Finance leaders are taking swift steps to help businesses navigate the unpredictable path ahead, according to new insights from some of the UK’s leading CFOs.
The 2017 Global Business and Spending Outlook by American Express and Institutional Investor surveyed 100 senior finance executives in the UK, more than half of whom work for companies with more than $1 billion in annual revenue. It gives an important glimpse into the thoughts and strategies of the UK’s most influential CFOs as the demands placed on them has never been greater.
Jose Carvalho, senior vice president, Global Commercial Payments Europe at American Express says: “CFOs in 2017 don’t just have to balance the books – they are having to tackle everything from automation to international trade, and plan their investment accordingly. The chief flexibility officer isn’t just the guardian of the purse strings. They are absolutely critical to helping businesses survive and thrive, by investing in the right areas, in the right ways.

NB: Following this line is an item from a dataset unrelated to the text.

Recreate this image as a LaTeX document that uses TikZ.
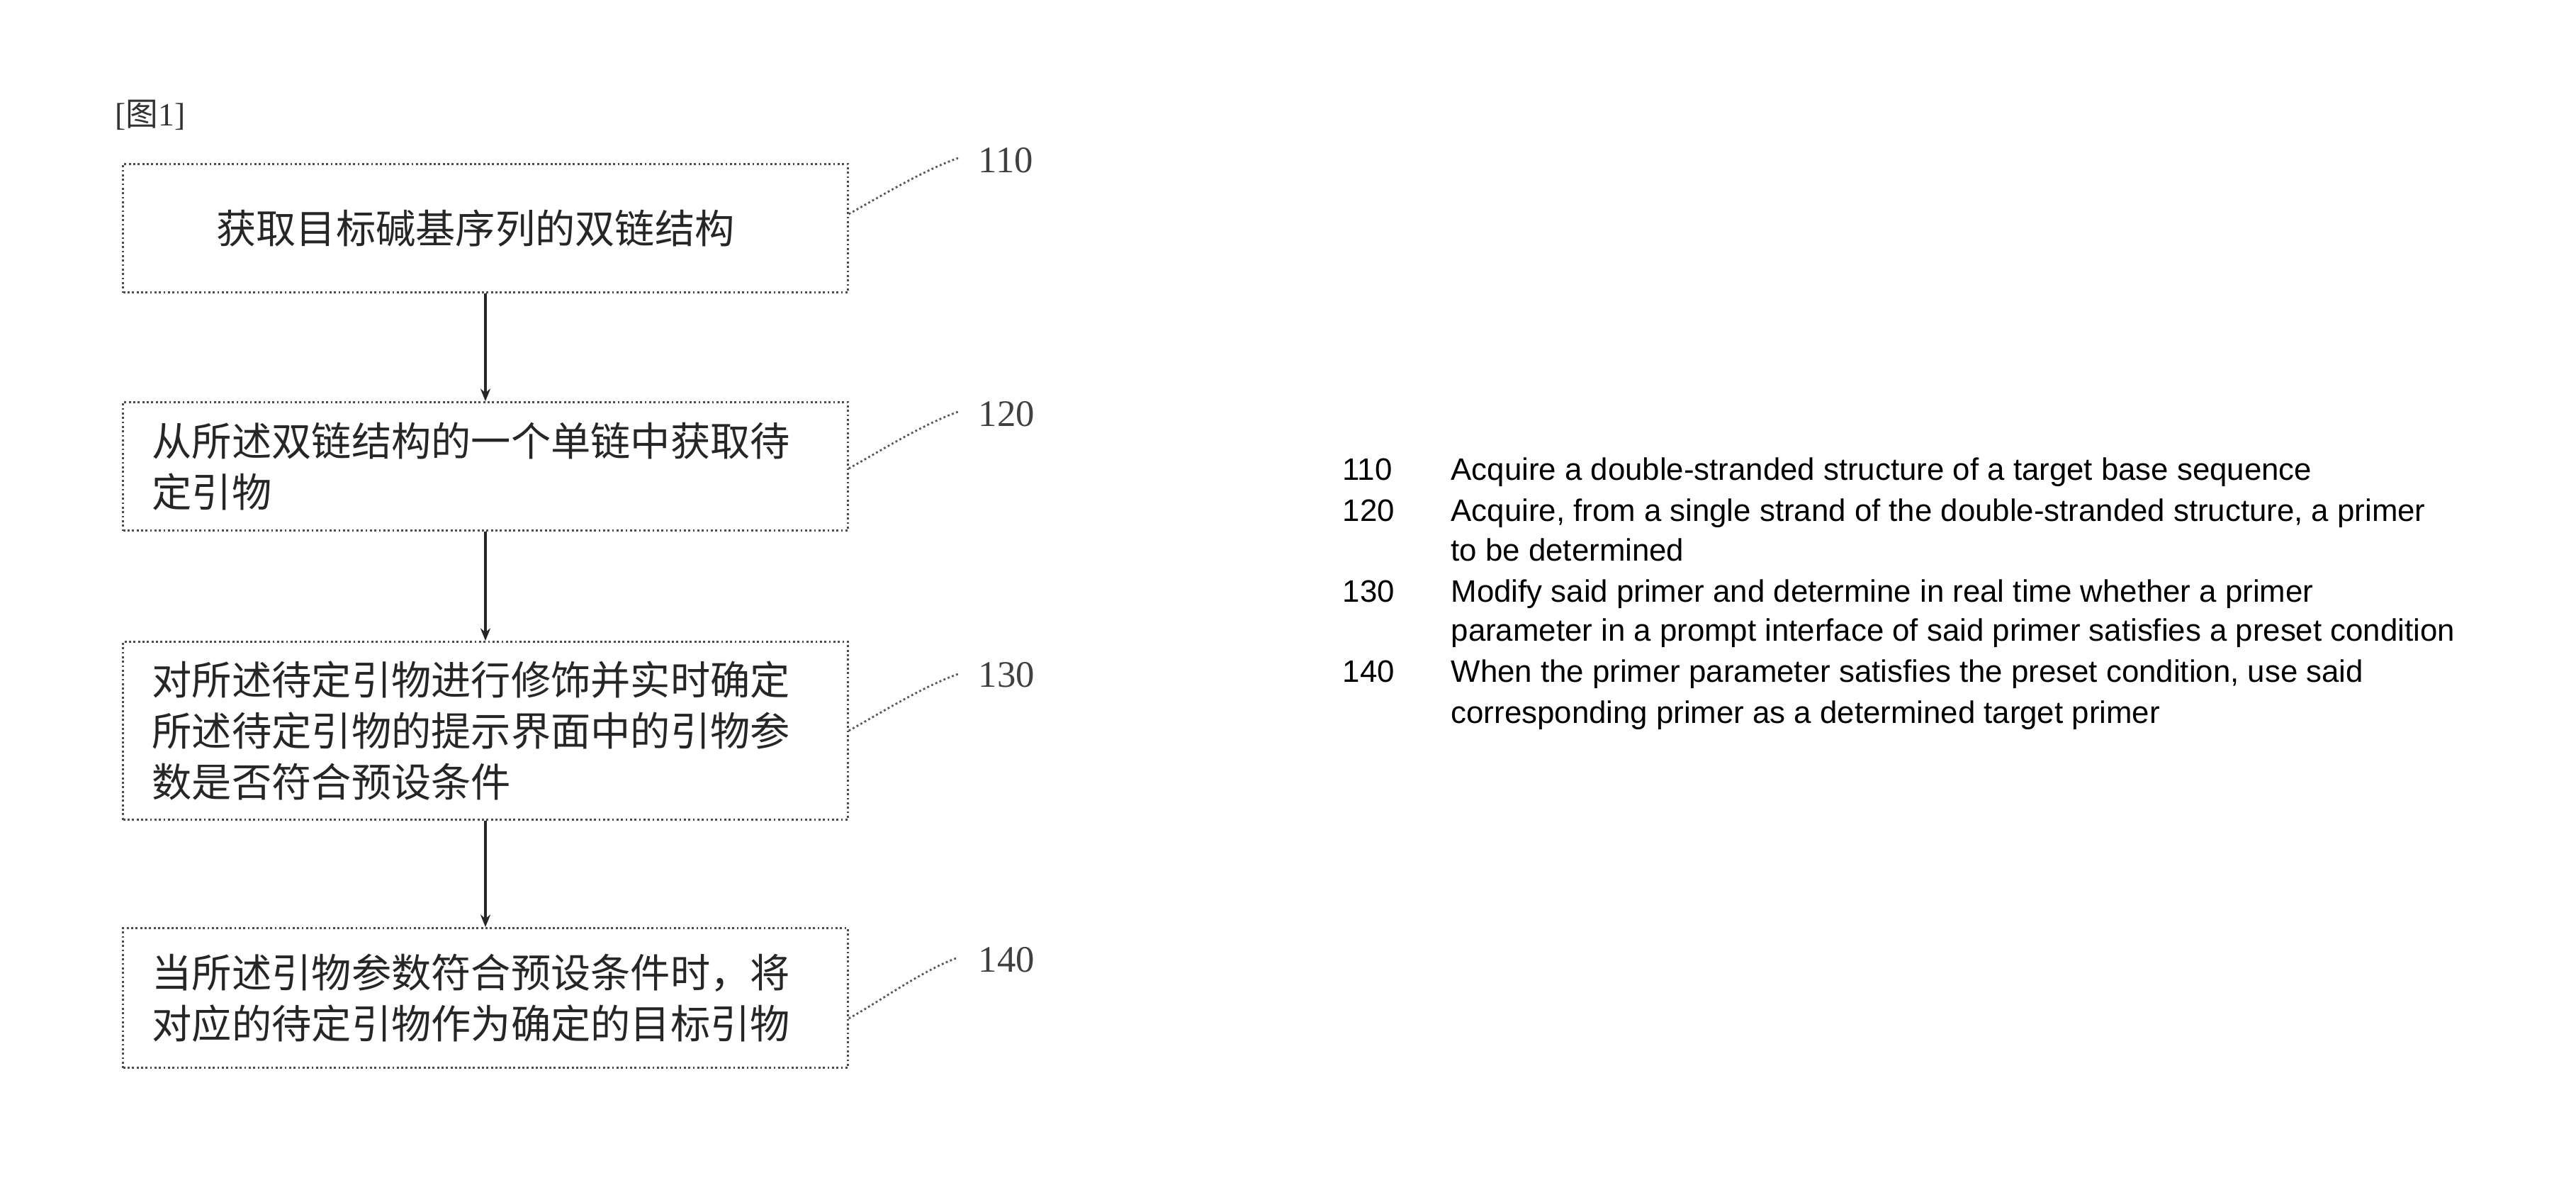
\documentclass[tikz,border=0pt]{standalone}
\usepackage{fontspec}
\setmainfont{Liberation Sans}
\newfontfamily\cjk{Noto Sans CJK SC}
\newfontfamily\serifr{Liberation Serif}
\usetikzlibrary{arrows.meta}
\begin{document}
\begin{tikzpicture}[x=0.01cm,y=-0.01cm,
  stepbox/.style={draw=black!70, densely dotted, line width=0.8pt, minimum width=10.22cm,
    text width=9.4cm, font=\cjk\fontsize{16}{20.5}\selectfont, inner sep=0pt, text=black!85},
  flow/.style={draw=black!85, line width=1pt, -{Stealth[length=5pt,width=4pt]}},
  leader/.style={draw=black!65, densely dotted, line width=0.8pt},
  reflab/.style={font=\serifr\fontsize{15}{15}\selectfont, text=black!75, anchor=west, inner sep=0pt},
  engnum/.style={font=\fontsize{12.45}{14}\selectfont, anchor=base west, inner sep=0pt},
  engtxt/.style={font=\fontsize{12.45}{14}\selectfont, anchor=base west, inner sep=0pt}]
\useasboundingbox (0,0) rectangle (3635,1679);

\node[anchor=west, inner sep=0pt, font=\serifr\fontsize{13}{13}\selectfont, text=black!80] (title) at (162,162) {[{\cjk 图}1]};

\node[stepbox, align=center, minimum height=1.81cm] (s110) at (685,322) {获取目标碱基序列的双链结构\hspace*{0.28cm}};
\node[stepbox, align=left, minimum height=1.81cm] (s120) at (685,658) {从所述双链结构的一个单链中获取待\\定引物};
\node[stepbox, align=left, minimum height=2.51cm] (s130) at (685,1031) {对所述待定引物进行修饰并实时确定\\所述待定引物的提示界面中的引物参\\数是否符合预设条件};
\node[stepbox, align=left, minimum height=1.97cm] (s140) at (685,1408) {当所述引物参数符合预设条件时，将\\对应的待定引物作为确定的目标引物};

\draw[flow] (s110) -- (s120);
\draw[flow] (s120) -- (s130);
\draw[flow] (s130) -- (s140);

\node[reflab] (n110) at (1380,226) {110};
\node[reflab] (n120) at (1380,584) {120};
\node[reflab] (n130) at (1380,952) {130};
\node[reflab] (n140) at (1380,1354) {140};

\draw[leader] ([yshift=0.2cm]s110.east) .. controls +(50,-28) and +(-50,18) .. ([xshift=-0.28cm,yshift=0.03cm]n110.west);
\draw[leader] ([yshift=-0.03cm]s120.east) .. controls +(50,-28) and +(-50,18) .. ([xshift=-0.28cm,yshift=0.03cm]n120.west);
\draw[leader] (s130.east) .. controls +(50,-28) and +(-50,18) .. ([xshift=-0.28cm,yshift=0.01cm]n130.west);
\draw[leader] ([yshift=-0.29cm]s140.east) .. controls +(50,-28) and +(-50,18) .. ([xshift=-0.28cm,yshift=0.03cm]n140.west);

\node[engnum] (e110) at (1894,677) {110};
\node[engtxt] (t110a) at (2047,677) {Acquire a double-stranded structure of a target base sequence};
\node[engnum] (e120) at (1894,735) {120};
\node[engtxt] (t120a) at (2047,735) {Acquire, from a single strand of the double-stranded structure, a primer};
\node[engtxt] (t120b) at (2047,791) {to be determined};
\node[engnum] (e130) at (1894,849) {130};
\node[engtxt] (t130a) at (2047,849) {Modify said primer and determine in real time whether a primer};
\node[engtxt] (t130b) at (2047,904) {parameter in a prompt interface of said primer satisfies a preset condition};
\node[engnum] (e140) at (1894,962) {140};
\node[engtxt] (t140a) at (2047,962) {When the primer parameter satisfies the preset condition, use said};
\node[engtxt] (t140b) at (2047,1020) {corresponding primer as a determined target primer};
\end{tikzpicture}
\end{document}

“We work with business leaders across the country to make sure they are set up for success today and in the future. As a result we know how important it is for finance teams to have tools at their disposal to help them operate and grow their business efficiently – and for them to deliver the strategic value we know will be so important for the rest of 2017 and beyond.”
There is understandable caution in the market, given geopolitical events unfolding around the world. However, rather than tightening the purse strings, almost all the finance chiefs surveyed (99%) say their company’s spending and investment will increase worldwide during the next year.
And CFOs are playing a central strategic role when it comes to mitigating the impact of ever-changing market conditions, indicating the evolution of the CFO into the chief flexibility officer, with more responsibility but also more influence across the business than ever before. In fact, more than eight in ten (81%) say that the most senior financial officer wields more influence over strategic decision making than the CEO in their business.
Boosting competitive advantage seems to be the main strategy for CFOs tackling the uncertain economic climate. Ensuring the organisation remains competitive is cited as the biggest business priority (67%) and 92% of CFOs are increasing spending to ensure this happens.
To strengthen this competitive advantage, companies plan to spend more on customer service (67%), technology infrastructure (51%) and labour/headcount (48%). This is supported by reports of increased pressure to compete on the quality of customer service (84%), a focus on information security and how difficulties in hiring and retaining employees (sales and marketing staff in particular) are preventing businesses from hitting their goals.
But finance execs are also investing in financial reporting and compliance (37%), production inputs (35%) and advertising, marketing and PR (31%) as transparency remains critical, prices rise and the battle for market share continues to wage. And 59% say exports are set to become more important for growth.